The building’s complete removal from the public realm is particularly surprising since the current campus’ perceived lack of engagement with the sidewalk is one of the reasons why some critics – including director Michael Govan - have called for its removal

But rather than settle for the current mere ‘disengagement;’ Zumthor has instead proposed to build a physically aloof and alien presence that will look magisterially, if not, disdainfully, down upon the rest of the city. 

Equally as bizarre, despite the fact the biggest criticism of the Anderson Building has been that it hid the once highly visible public access to the museum; the new building will replace that long hidden easily readable communal entry and orientation space with 7 separate 30 foot-plus tall staircases, each one encased within one of the massive concrete supports.

Then in a stunning Orwellian example of new speak, the decision to refuse to provide an understandable and easily accessible public entrance is proudly proclaimed to be a courageous strike for openness and tolerance.

Somewhat more tellingly, these seven staircases are also described as a way for the architect to "control the way visitors first come into physical contact with his architecture."

The next big surprise is that the project’s grand architectural gesture – the massive and meandering amoeba-like exterior of the building – turns out to have... absolutely nothing... to do with any of the interior uses of the building.

All that architectural strum und and drang exists to encase a grand total of 7 traditionally shaped, rectangular art galleries to house the permanent collection – and hallways that will connect those seven traditionally formed galleries with each other.  Everything else about the exterior is simply the decorative ‘box’ those boxes will come in.

And those seven galleries are a lot fewer than the number of existing permanent galleries they will be replacing.  It almost seems as if there might not even enough permanent galleries for each of the major collections to have its own separate gallery.
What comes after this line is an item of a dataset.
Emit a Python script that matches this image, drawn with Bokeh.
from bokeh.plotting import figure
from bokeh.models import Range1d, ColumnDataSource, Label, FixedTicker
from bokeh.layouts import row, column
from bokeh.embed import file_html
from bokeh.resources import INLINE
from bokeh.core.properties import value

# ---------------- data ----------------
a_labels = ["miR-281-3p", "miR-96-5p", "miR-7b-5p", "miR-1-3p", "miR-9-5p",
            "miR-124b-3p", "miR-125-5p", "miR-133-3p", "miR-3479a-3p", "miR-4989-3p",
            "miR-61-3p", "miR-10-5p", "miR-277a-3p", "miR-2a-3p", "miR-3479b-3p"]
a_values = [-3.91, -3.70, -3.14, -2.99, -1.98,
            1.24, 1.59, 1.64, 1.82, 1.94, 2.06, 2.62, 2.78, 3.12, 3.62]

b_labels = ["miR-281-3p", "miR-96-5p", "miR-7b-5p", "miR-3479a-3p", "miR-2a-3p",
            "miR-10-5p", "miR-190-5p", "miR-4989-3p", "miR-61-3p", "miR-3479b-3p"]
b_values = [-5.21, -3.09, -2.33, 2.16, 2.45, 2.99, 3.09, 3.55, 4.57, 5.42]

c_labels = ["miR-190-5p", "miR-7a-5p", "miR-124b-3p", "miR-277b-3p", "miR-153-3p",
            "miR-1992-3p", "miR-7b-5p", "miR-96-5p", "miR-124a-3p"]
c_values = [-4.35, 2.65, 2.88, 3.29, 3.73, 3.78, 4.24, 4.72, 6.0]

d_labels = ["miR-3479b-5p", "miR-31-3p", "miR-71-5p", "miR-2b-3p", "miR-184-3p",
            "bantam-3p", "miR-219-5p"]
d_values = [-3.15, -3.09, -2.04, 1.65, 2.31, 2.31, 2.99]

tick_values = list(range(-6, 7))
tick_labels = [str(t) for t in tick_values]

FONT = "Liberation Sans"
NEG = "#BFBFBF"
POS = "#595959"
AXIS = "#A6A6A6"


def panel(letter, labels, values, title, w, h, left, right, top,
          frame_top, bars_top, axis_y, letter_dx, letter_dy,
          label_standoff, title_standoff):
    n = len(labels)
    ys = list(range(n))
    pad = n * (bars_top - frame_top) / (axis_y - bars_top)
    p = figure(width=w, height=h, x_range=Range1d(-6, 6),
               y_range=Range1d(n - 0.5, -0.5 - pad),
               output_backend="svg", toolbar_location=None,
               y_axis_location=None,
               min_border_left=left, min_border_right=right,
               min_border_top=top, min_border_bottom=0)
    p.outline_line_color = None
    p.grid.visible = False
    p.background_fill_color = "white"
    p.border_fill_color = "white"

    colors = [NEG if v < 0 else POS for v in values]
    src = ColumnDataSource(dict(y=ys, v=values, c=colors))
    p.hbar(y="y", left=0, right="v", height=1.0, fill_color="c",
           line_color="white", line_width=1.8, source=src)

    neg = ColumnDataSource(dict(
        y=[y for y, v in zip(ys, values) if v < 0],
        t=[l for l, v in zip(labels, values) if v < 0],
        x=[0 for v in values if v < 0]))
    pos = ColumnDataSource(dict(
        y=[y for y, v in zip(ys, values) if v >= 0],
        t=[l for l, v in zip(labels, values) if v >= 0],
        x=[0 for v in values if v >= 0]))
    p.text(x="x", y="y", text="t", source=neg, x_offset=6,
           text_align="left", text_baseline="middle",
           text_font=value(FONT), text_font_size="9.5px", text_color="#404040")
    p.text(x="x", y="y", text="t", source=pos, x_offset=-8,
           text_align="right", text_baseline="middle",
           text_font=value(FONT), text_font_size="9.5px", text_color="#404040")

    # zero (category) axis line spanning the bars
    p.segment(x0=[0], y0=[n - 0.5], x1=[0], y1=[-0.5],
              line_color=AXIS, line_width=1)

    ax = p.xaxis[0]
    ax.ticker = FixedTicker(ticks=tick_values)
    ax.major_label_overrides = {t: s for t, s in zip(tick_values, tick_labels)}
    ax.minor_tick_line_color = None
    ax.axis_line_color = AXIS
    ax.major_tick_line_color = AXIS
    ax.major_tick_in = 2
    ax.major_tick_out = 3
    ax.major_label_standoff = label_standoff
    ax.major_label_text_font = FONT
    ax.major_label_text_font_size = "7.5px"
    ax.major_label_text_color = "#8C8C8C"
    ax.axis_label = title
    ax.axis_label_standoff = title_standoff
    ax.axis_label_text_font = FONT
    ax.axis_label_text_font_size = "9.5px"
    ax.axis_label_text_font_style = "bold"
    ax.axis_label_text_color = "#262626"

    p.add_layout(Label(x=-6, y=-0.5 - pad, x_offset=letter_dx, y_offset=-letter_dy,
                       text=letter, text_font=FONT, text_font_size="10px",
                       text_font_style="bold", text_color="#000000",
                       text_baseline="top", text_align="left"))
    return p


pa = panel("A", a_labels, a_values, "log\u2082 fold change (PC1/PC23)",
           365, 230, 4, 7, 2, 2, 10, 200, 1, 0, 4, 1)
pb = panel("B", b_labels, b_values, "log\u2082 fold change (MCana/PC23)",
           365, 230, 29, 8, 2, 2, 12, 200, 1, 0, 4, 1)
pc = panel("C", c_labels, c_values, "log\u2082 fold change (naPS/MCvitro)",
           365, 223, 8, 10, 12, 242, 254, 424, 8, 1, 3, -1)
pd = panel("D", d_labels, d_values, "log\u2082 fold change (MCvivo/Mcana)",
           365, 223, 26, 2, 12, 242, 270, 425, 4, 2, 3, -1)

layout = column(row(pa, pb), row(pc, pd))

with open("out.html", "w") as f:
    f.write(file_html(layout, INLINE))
But that is still a lot better than what appears to be proposed for the temporary shows.  It seems they will be installed in the hallways that will connect the main galleries.... with glass walls on one side and the art work installed on the other side of the walkway.

In too many ways, the building’s ability to function within the urban infrastructure and its ability to properly display art appears to have by the end of the process, despite all the great and idealistic intentions of everyone involved, become an after-thought to the theoretical and architectural conceits.

But there is some good news about this plan.  It all but guarantees a reprieve for the existing campus.  It creates a second opportunity to rethink the long outdated 1960's concept that the best - if not only - way to create the future is by demolishing the past.

And, for another point of view  be certain to read the rather different Sunday LA Times coverage which includes  Christopher Hawthorne's review.

1 comment:

Anonymous said...

How can I say this? The design for this building is an unmitigated disaster. Let me add a few reasons to the negative review here. For one thing, I say work backward from the thing that really works--Chris Burden's Street Lamps. How would they possibly co-exist with this black blob of a new building? Second, I paid a visit to Zumthor's Kolumba Museum in Cologne, Germany. It is a HIGHLY conceptual design, mixing the old of a church ruin, with the new of a modern building. So, just as the LACMA design conceptualizes the tar pits, so does the Kolumba Museum conceptualize the old and new. And then inside the Kolumba, the artwork shown is, you guessed it, a combination of old and new. Indeed, the style of individual rooms mixes, again, the old and new. This is not the approach that a public building for display of all different kinds of art requires. Despite the somewhat disappointing Piano designs of the recent buildings, at least they are open and flexible. And here's one last small point, but perhaps telling. As we walked around the Kolumba, it seemed as though the many museum guards there were following us. After a time, I realized that they were. Why? Because the step from one room to another each had a half-step against which the guards were warning us not to trip. This is not an architect whose building, even in its operating details, will support thousands of daily visitors. It may not be this half-step issue, but I guarantee it will be another. It is important that the Board of LACMA put a stop to Govan's Folly asap! Maybe the solution is to just let Piano finish off what he started and then get on with the most important function, organizing and financing as many art shows as possible.